The task:
Write out the entire listing below exactly, with the pictures left out.
------ Supplied material
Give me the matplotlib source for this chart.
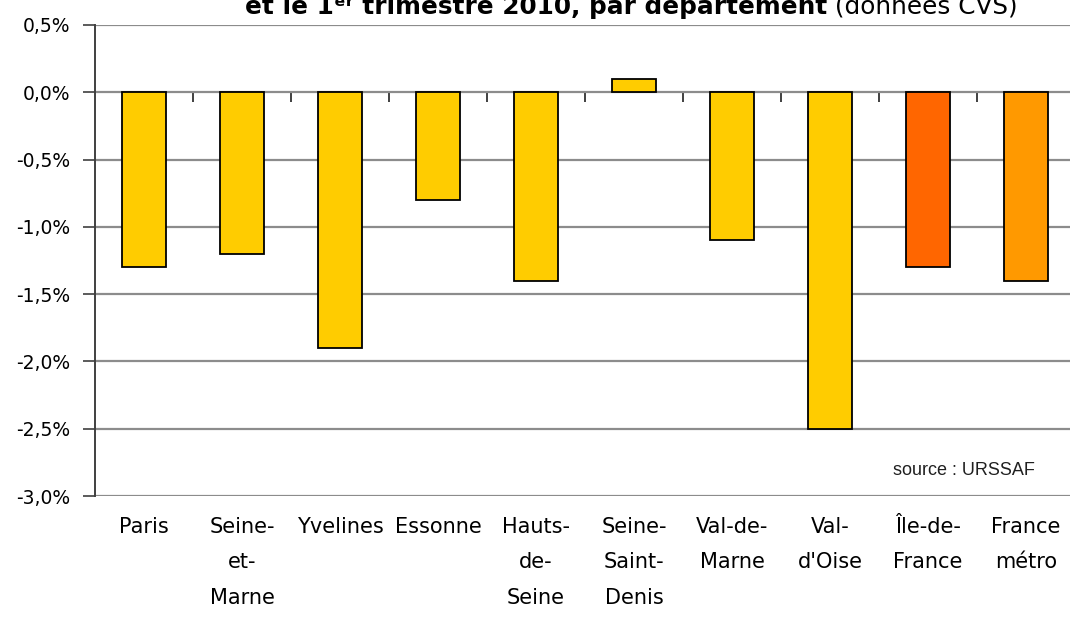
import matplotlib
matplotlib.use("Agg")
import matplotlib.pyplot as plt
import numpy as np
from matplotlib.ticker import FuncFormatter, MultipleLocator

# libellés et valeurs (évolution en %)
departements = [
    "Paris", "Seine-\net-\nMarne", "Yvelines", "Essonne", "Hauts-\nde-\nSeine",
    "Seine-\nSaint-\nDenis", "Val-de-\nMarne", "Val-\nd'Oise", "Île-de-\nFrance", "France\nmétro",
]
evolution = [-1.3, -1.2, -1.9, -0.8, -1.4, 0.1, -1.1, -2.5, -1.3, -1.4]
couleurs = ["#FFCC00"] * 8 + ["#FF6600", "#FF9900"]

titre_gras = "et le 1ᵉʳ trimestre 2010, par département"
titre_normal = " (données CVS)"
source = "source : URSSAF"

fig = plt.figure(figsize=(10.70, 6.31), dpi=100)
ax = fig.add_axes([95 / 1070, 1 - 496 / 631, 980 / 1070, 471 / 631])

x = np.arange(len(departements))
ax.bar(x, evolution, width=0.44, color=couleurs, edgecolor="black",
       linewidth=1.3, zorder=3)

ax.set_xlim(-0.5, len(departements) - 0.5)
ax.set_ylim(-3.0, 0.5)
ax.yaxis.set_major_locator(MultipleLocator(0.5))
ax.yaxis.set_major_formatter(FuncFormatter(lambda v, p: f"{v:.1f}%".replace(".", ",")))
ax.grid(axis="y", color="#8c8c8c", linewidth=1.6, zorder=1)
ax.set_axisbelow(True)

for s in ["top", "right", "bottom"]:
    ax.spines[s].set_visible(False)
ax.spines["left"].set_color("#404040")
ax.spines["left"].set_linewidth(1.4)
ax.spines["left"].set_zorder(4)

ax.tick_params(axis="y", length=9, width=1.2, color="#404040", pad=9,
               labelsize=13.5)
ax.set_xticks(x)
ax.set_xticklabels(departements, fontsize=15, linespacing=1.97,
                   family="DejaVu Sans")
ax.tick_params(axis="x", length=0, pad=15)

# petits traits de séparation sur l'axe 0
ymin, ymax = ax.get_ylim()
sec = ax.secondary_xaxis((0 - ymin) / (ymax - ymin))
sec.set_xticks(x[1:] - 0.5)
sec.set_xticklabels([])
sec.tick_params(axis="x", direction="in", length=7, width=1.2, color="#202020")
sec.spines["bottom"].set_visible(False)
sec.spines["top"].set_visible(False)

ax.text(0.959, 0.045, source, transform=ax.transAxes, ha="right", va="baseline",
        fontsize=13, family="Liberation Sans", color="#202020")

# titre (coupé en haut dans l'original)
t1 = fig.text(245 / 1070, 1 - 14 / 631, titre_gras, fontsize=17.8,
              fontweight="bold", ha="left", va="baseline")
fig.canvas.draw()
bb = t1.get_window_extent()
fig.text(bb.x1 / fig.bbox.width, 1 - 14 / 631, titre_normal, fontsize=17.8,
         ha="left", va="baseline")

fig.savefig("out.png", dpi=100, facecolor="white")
------------
Answer for this exercise:
Give me the matplotlib source for this chart.
import matplotlib
matplotlib.use("Agg")
import matplotlib.pyplot as plt
import numpy as np
from matplotlib.ticker import FuncFormatter, MultipleLocator

# libellés et valeurs (évolution en %)
departements = [
    "Paris", "Seine-\net-\nMarne", "Yvelines", "Essonne", "Hauts-\nde-\nSeine",
    "Seine-\nSaint-\nDenis", "Val-de-\nMarne", "Val-\nd'Oise", "Île-de-\nFrance", "France\nmétro",
]
evolution = [-1.3, -1.2, -1.9, -0.8, -1.4, 0.1, -1.1, -2.5, -1.3, -1.4]
couleurs = ["#FFCC00"] * 8 + ["#FF6600", "#FF9900"]

titre_gras = "et le 1ᵉʳ trimestre 2010, par département"
titre_normal = " (données CVS)"
source = "source : URSSAF"

fig = plt.figure(figsize=(10.70, 6.31), dpi=100)
ax = fig.add_axes([95 / 1070, 1 - 496 / 631, 980 / 1070, 471 / 631])

x = np.arange(len(departements))
ax.bar(x, evolution, width=0.44, color=couleurs, edgecolor="black",
       linewidth=1.3, zorder=3)

ax.set_xlim(-0.5, len(departements) - 0.5)
ax.set_ylim(-3.0, 0.5)
ax.yaxis.set_major_locator(MultipleLocator(0.5))
ax.yaxis.set_major_formatter(FuncFormatter(lambda v, p: f"{v:.1f}%".replace(".", ",")))
ax.grid(axis="y", color="#8c8c8c", linewidth=1.6, zorder=1)
ax.set_axisbelow(True)

for s in ["top", "right", "bottom"]:
    ax.spines[s].set_visible(False)
ax.spines["left"].set_color("#404040")
ax.spines["left"].set_linewidth(1.4)
ax.spines["left"].set_zorder(4)

ax.tick_params(axis="y", length=9, width=1.2, color="#404040", pad=9,
               labelsize=13.5)
ax.set_xticks(x)
ax.set_xticklabels(departements, fontsize=15, linespacing=1.97,
                   family="DejaVu Sans")
ax.tick_params(axis="x", length=0, pad=15)

# petits traits de séparation sur l'axe 0
ymin, ymax = ax.get_ylim()
sec = ax.secondary_xaxis((0 - ymin) / (ymax - ymin))
sec.set_xticks(x[1:] - 0.5)
sec.set_xticklabels([])
sec.tick_params(axis="x", direction="in", length=7, width=1.2, color="#202020")
sec.spines["bottom"].set_visible(False)
sec.spines["top"].set_visible(False)

ax.text(0.959, 0.045, source, transform=ax.transAxes, ha="right", va="baseline",
        fontsize=13, family="Liberation Sans", color="#202020")

# titre (coupé en haut dans l'original)
t1 = fig.text(245 / 1070, 1 - 14 / 631, titre_gras, fontsize=17.8,
              fontweight="bold", ha="left", va="baseline")
fig.canvas.draw()
bb = t1.get_window_extent()
fig.text(bb.x1 / fig.bbox.width, 1 - 14 / 631, titre_normal, fontsize=17.8,
         ha="left", va="baseline")

fig.savefig("out.png", dpi=100, facecolor="white")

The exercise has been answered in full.